»»

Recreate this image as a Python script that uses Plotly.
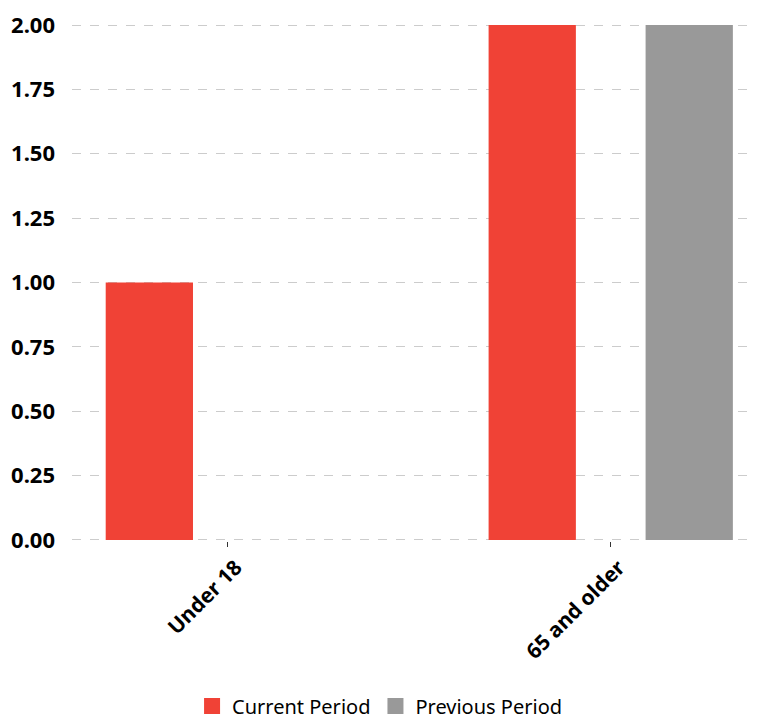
import plotly.graph_objects as go

categories = ["Under 18", "65 and older"]
current_period = [1, 2]
previous_period = [0, 2]

FONT = "Noto Sans"
RED = "#F04236"
GREY = "#999999"

fig = go.Figure()
fig.add_trace(go.Bar(name="Current Period", x=categories, y=current_period,
                     marker=dict(color=RED, line=dict(width=0)), showlegend=False))
fig.add_trace(go.Bar(name="Previous Period", x=categories, y=previous_period,
                     marker=dict(color=GREY, line=dict(width=0)), showlegend=False))
# legend entries with large square swatches
fig.add_trace(go.Scatter(name="Current Period", x=[None], y=[None], mode="markers",
                         marker=dict(symbol="square", size=21, color=RED), showlegend=True))
fig.add_trace(go.Scatter(name="Previous Period", x=[None], y=[None], mode="markers",
                         marker=dict(symbol="square", size=21, color=GREY), showlegend=True))

fig.update_layout(
    width=764, height=745,
    margin=dict(l=64, r=15, t=16, b=212),
    paper_bgcolor="white", plot_bgcolor="white",
    barmode="group", bargap=0.18, bargroupgap=0.444,
    font=dict(family=FONT, color="#000000"),
    showlegend=True,
    legend=dict(orientation="h", x=0.449, xanchor="center", y=-0.319, yanchor="middle",
                font=dict(family=FONT, size=20, color="#000000"),
                itemsizing="trace", traceorder="normal"),
    xaxis=dict(
        range=[-0.407, 1.382], automargin=False,
        showgrid=False, zeroline=False, showline=False,
        ticks="outside", ticklen=5, tickcolor="#333333", tickwidth=1,
        tickangle=-45, ticklabelshift=8,
        tickfont=dict(family=FONT, size=21, color="#000000", weight="bold"),
    ),
    yaxis=dict(
        range=[-0.004, 2.004], automargin=False,
        tickvals=[0, 0.25, 0.5, 0.75, 1, 1.25, 1.5, 1.75, 2],
        tickformat=".2f",
        showgrid=True, gridcolor="#CCCCCC", griddash="dash", gridwidth=1,
        zeroline=False, showline=False,
        ticks="", ticklabelstandoff=16,
        tickfont=dict(family=FONT, size=22, color="#000000", weight="bold"),
    ),
)

fig.write_html("out.html")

««

**PROMPT**
Without the pictures, return the listing above from its first line through the line that has "size=21, color=GREY), showlegend=True))".

**SOLVED EXERCISE**
Recreate this image as a Python script that uses Plotly.
import plotly.graph_objects as go

categories = ["Under 18", "65 and older"]
current_period = [1, 2]
previous_period = [0, 2]

FONT = "Noto Sans"
RED = "#F04236"
GREY = "#999999"

fig = go.Figure()
fig.add_trace(go.Bar(name="Current Period", x=categories, y=current_period,
                     marker=dict(color=RED, line=dict(width=0)), showlegend=False))
fig.add_trace(go.Bar(name="Previous Period", x=categories, y=previous_period,
                     marker=dict(color=GREY, line=dict(width=0)), showlegend=False))
# legend entries with large square swatches
fig.add_trace(go.Scatter(name="Current Period", x=[None], y=[None], mode="markers",
                         marker=dict(symbol="square", size=21, color=RED), showlegend=True))
fig.add_trace(go.Scatter(name="Previous Period", x=[None], y=[None], mode="markers",
                         marker=dict(symbol="square", size=21, color=GREY), showlegend=True))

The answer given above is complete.